Por este motivo, criou-se entre os turcos um crescente interesse na hegemonia do mediterrâneo ocidental. Para tal, precisavam de expandir-se para Marrocos, zona de influência lusa.

A ascensão ao trono do Sultão Murad III levou os otomanos ao desejo de se expandirem mais para o Norte de África, onde se encontravam os portugueses, que já tinham expulsado os turcos do Oceano Índico, mas ainda assim sofriam constantes investidas dos mesmos, ainda que sem sucesso para os muçulmanos.

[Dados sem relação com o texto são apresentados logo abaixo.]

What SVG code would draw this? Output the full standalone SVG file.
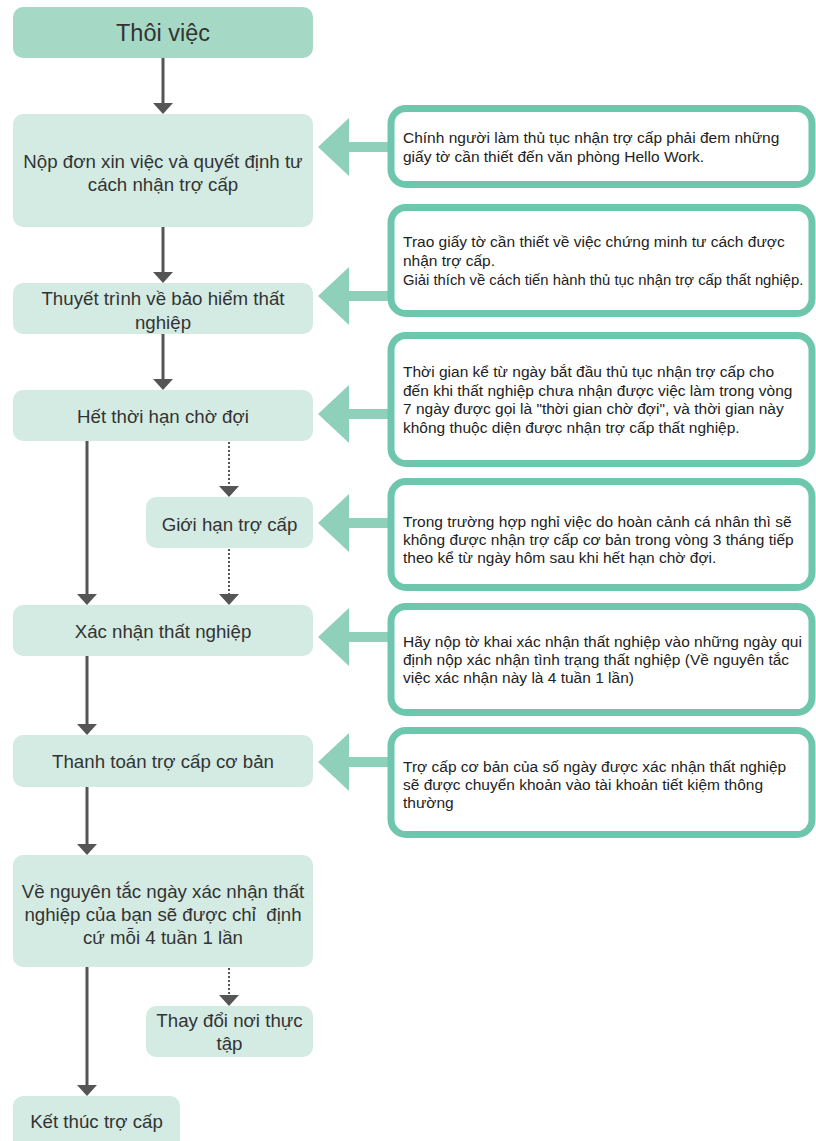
<svg xmlns="http://www.w3.org/2000/svg" width="816" height="1141" viewBox="0 0 816 1141">
<style>
.n{fill:#d4ebe3}
.top{fill:#a6d8c6}
.c{fill:#ffffff;stroke:#6ec6ac;stroke-width:7}
.t{font-family:"Liberation Sans",Arial,sans-serif;font-size:18.7px;fill:#333333;text-anchor:middle;white-space:pre}
.ct{font-family:"Liberation Sans",Arial,sans-serif;font-size:15.5px;fill:#222222}
.s{stroke:#555555;stroke-width:3;fill:none}
.d{stroke:#555555;stroke-width:2;fill:none;stroke-dasharray:2 2}
.ba{fill:#8fd0ba}
</style>
<defs>
<marker id="ah" viewBox="0 0 11 20" refX="2" refY="10" markerWidth="11" markerHeight="20" markerUnits="userSpaceOnUse" orient="auto">
<path d="M0,0 L11,10 L0,20 Z" fill="#555555"/>
</marker>
<path id="big" d="M318,0 L349,-29 L349,-5 L393,-5 L393,5 L349,5 L349,29 Z"/>
</defs>
<rect width="816" height="1141" fill="#ffffff"/>
<g id="connectors">
<line class="s" x1="163" y1="58" x2="163" y2="105" marker-end="url(#ah)"/>
<line class="s" x1="163" y1="227" x2="163" y2="274" marker-end="url(#ah)"/>
<line class="s" x1="163" y1="334" x2="163" y2="381" marker-end="url(#ah)"/>
<line class="s" x1="87" y1="441" x2="87" y2="596" marker-end="url(#ah)"/>
<line class="d" x1="229" y1="442" x2="229" y2="488" marker-end="url(#ah)"/>
<line class="d" x1="229" y1="549" x2="229" y2="596" marker-end="url(#ah)"/>
<line class="s" x1="87" y1="656" x2="87" y2="726" marker-end="url(#ah)"/>
<line class="s" x1="87" y1="787" x2="87" y2="846" marker-end="url(#ah)"/>
<line class="s" x1="87" y1="967" x2="87" y2="1087" marker-end="url(#ah)"/>
<line class="d" x1="229" y1="968" x2="229" y2="997" marker-end="url(#ah)"/>
<use href="#big" class="ba" transform="translate(0,147)"/>
<use href="#big" class="ba" transform="translate(0,296)"/>
<use href="#big" class="ba" transform="translate(0,414)"/>
<use href="#big" class="ba" transform="translate(0,523)"/>
<use href="#big" class="ba" transform="translate(0,637)"/>
<use href="#big" class="ba" transform="translate(0,762)"/>
</g>
<g id="n-thoiviec">
<rect class="top" x="13" y="7" width="300" height="51" rx="10"/>
<text class="t" x="163" y="41" style="font-size:23.5px">Thôi việc</text>
</g>
<g id="n-nopdon">
<rect class="n" x="13" y="114" width="300" height="113" rx="10"/>
<text class="t" x="163" y="168">Nộp đơn xin việc và quyết định tư</text>
<text class="t" x="163" y="191">cách nhận trợ cấp</text>
</g>
<g id="n-thuyettrinh">
<rect class="n" x="13" y="283" width="300" height="51" rx="10"/>
<text class="t" x="163" y="305">Thuyết trình về bảo hiểm thất</text>
<text class="t" x="163" y="329">nghiệp</text>
</g>
<g id="n-hetthoihan">
<rect class="n" x="13" y="390" width="300" height="51" rx="10"/>
<text class="t" x="163" y="423">Hết thời hạn chờ đợi</text>
</g>
<g id="n-gioihan">
<rect class="n" x="146" y="497" width="167" height="51" rx="10"/>
<text class="t" x="229.5" y="530.5">Giới hạn trợ cấp</text>
</g>
<g id="n-xacnhan">
<rect class="n" x="13" y="605" width="300" height="51" rx="10"/>
<text class="t" x="163" y="638">Xác nhận thất nghiệp</text>
</g>
<g id="n-thanhtoan">
<rect class="n" x="13" y="735" width="300" height="52" rx="10"/>
<text class="t" x="163" y="768">Thanh toán trợ cấp cơ bản</text>
</g>
<g id="n-venguyentac">
<rect class="n" x="13" y="855" width="300" height="112" rx="10"/>
<text class="t" x="163" y="898">Về nguyên tắc ngày xác nhận thất</text>
<text class="t" x="163" y="921">nghiệp của bạn sẽ được chỉ  định</text>
<text class="t" x="163" y="944">cứ mỗi 4 tuần 1 lần</text>
</g>
<g id="n-thaydoi">
<rect class="n" x="146" y="1006" width="167" height="51" rx="10"/>
<text class="t" x="229.5" y="1026.5">Thay đổi nơi thực</text>
<text class="t" x="229.5" y="1049.5">tập</text>
</g>
<g id="n-ketthuc">
<rect class="n" x="13" y="1096" width="167" height="60" rx="10"/>
<text class="t" x="96.5" y="1128">Kết thúc trợ cấp</text>
</g>
<g id="c1">
<rect class="c" x="391" y="108.5" width="421" height="76" rx="15"/>
<text class="ct" x="403" y="143">Chính người làm thủ tục nhận trợ cấp phải đem những</text>
<text class="ct" x="403" y="162">giấy tờ cần thiết đến văn phòng Hello Work.</text>
</g>
<g id="c2">
<rect class="c" x="391" y="207.5" width="421" height="106" rx="15"/>
<text class="ct" x="403" y="247">Trao giấy tờ cần thiết về việc chứng minh tư cách được</text>
<text class="ct" x="403" y="266">nhận trợ cấp.</text>
<text class="ct" x="403" y="285" style="font-size:14.8px">Giải thích về cách tiến hành thủ tục nhận trợ cấp thất nghiệp.</text>
</g>
<g id="c3">
<rect class="c" x="391" y="335.5" width="421" height="128" rx="15"/>
<text class="ct" x="403" y="377">Thời gian kể từ ngày bắt đầu thủ tục nhận trợ cấp cho</text>
<text class="ct" x="403" y="395.5">đến khi thất nghiệp chưa nhận được việc làm trong vòng</text>
<text class="ct" x="403" y="414">7 ngày được gọi là "thời gian chờ đợi", và thời gian này</text>
<text class="ct" x="403" y="432.5">không thuộc diện được nhận trợ cấp thất nghiệp.</text>
</g>
<g id="c4">
<rect class="c" x="391" y="481.5" width="421" height="106" rx="15"/>
<text class="ct" x="403" y="527">Trong trường hợp nghỉ việc do hoàn cảnh cá nhân thì sẽ</text>
<text class="ct" x="403" y="545">không được nhận trợ cấp cơ bản trong vòng 3 tháng tiếp</text>
<text class="ct" x="403" y="563">theo kể từ ngày hôm sau khi hết hạn chờ đợi.</text>
</g>
<g id="c5">
<rect class="c" x="391" y="606.5" width="421" height="106" rx="15"/>
<text class="ct" x="403" y="647">Hãy nộp tờ khai xác nhận thất nghiệp vào những ngày qui</text>
<text class="ct" x="403" y="665">định nộp xác nhận tình trạng thất nghiệp (Về nguyên tắc</text>
<text class="ct" x="403" y="683">việc xác nhận này là 4 tuần 1 lần)</text>
</g>
<g id="c6">
<rect class="c" x="391" y="730.5" width="421" height="104" rx="15"/>
<text class="ct" x="403" y="772">Trợ cấp cơ bản của số ngày được xác nhận thất nghiệp</text>
<text class="ct" x="403" y="790">sẽ được chuyển khoản vào tài khoản tiết kiệm thông</text>
<text class="ct" x="403" y="808">thường</text>
</g>
</svg>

Foi por este motivo que Portugal não aderiu à Santa Liga, pois estava o Reino ocupado em conter os turcos no Oceano Índico. A Polónia seria totalmente tomada pelos muçulmanos, através da subida ao trono de um rei seu aliado, a frota turca havia chegado à Calábria, avançavam inclusive pelo mediterrâneo, tendo recuperado Bizerta, Goleta e até Tunes, onde os portugueses ajudaram Carlos V na sua conquista, anos antes.

Se continuassem os turcos a sua expansão para Oeste, como pretendiam, poderiam invadir Portugal.

Foi por este motivo que Dom Sebastião liderou duas campanhas em Marrocos, e ainda que na última tenha acabado derrotado, tais foram o número de baixas infligidas ao exército inimigo que estes desistiram do seu avanço para a região.

Segundo Jorge Borges de Macedo, o falhanço da ocupação turca muito ficou a dever-se a Dom Sebastião.

Enquanto que a vitória de Lepanto apenas retardou o avanço dos turcos, a derrota em Alcácer-Quibir acabou definitivamente com a sua ocupação.

É importante perceber que Dom Sebastião foi chamado a Marrocos pelo legítimo soberano ao seu trono, depois de deposto pelos otomanos, o que ameaçaria a hegemonia lusa.

Como tal, não vejo motivos aparentemente nenhuns para nos envergonharmos das campanhas de Dom Sebastião.

Mesmo que o resultado não tivesse sido uma vitória estratégica - como foi - seria suficiente apenas a bravura demonstrada no campo de batalha.

Portanto, porque é Dom João da Áustria tão celebrado enquanto que Dom Sebastião caiu no esquecimento ao ponto de ser malignamente desprezado por todos?

Aconselho aos curiosos a lerem as obras de Luís Costa e Sousa para um melhor entendimento sobre o desenrolar do confronto - não se arrependerão, assim como a obra "O Minuto Vitorioso de Alcácer-Quibir" de José de Esaguy.